Русофобия. История изобретения страха - Наталия Петровна Таньшина
Шрифт:
Интервал:
Закладка:
Другой как самообраз и образ в негативе
Россия — огромная страна, её размеры всегда внушали европейцам зависть и страх[78]; Россия — богатая, мощная, самодостаточная и самобытная, поэтому она всегда притягивала, но одновременно пугала. Страх и интерес — эмоции, которые люди как на межличностном, так и на межнациональном уровне испытывают к Другому.

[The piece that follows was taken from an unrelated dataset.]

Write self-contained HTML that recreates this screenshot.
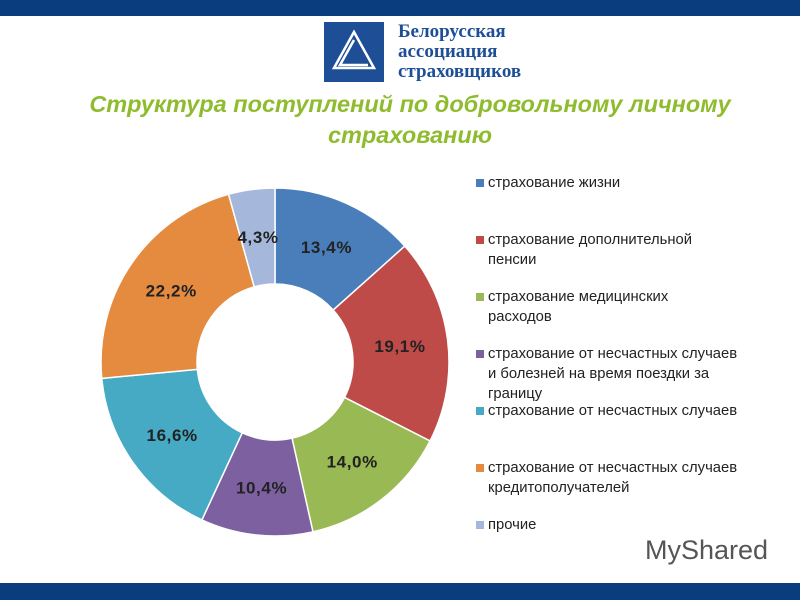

К огромной России, соответственно, испытывали огромный страх и интерес[79]. Л. Вульф полагает, что даже искажённый образ России являлся не следствием страха, а результатом необычайного интеллектуального интереса к ней[80]. Но интерес можно сознательно блокировать, а страх культивировать, формируя образ Врага. При этом страх вызывает даже ослабленная после распада Советского Союза Россия. По словам Элен Каррер д’Анкосс, известного французского историка, политолога, бессменного секретаря Французской академии, на Западе полагают, что ослабленная и уменьшенная в размерах Россия живёт ностальгией по великому прошлому и жаждет реванша[81].
Но интерес к России связан не только с самой Россией. Ведь взгляд на Другого — это прежде всего способ самопознания, попытка понять свою собственную идентичность[82]. Другой — это зеркало себя самого, самообраз[83]. Любое имагологическое исследование, исследование Другого, есть всегда работа о познающем, и познавая Другого, мы глубже узнаём самих себя. Ш.Л. Монтескьё, например, желая понять, что собой представляют французы, поставил вопрос о том, что такое быть персом. Соответственно, образ России, сложившийся на Западе, больше говорит о специфике западного менталитета, нежели о нашей стране[84].
Как отмечала отечественный исследователь Н.В. Синицына, работы иностранцев о России представляют собой «источник специфический, отражающий одновременно два образа — образ мира, которому посвящён, и образ мира, где создан. Поэтому в исследовании образа Другого важен не только его объект, но и субъект, то есть носитель, его собственный историко-культурный контекст»[85]. Такой образ не бывает нейтральным, он служит инструментом формирования той или иной идеи, поэтому ему свойственна большая или меньшая тенденциозность[86]. По справедливому замечанию известного отечественного историка Олега Фёдоровича Кудрявцева, в трудах иностранцев о другой стране проявляются «черты миросозерцания и идеологические установки той цивилизации и той культуры, в лоне которых они появились»[87].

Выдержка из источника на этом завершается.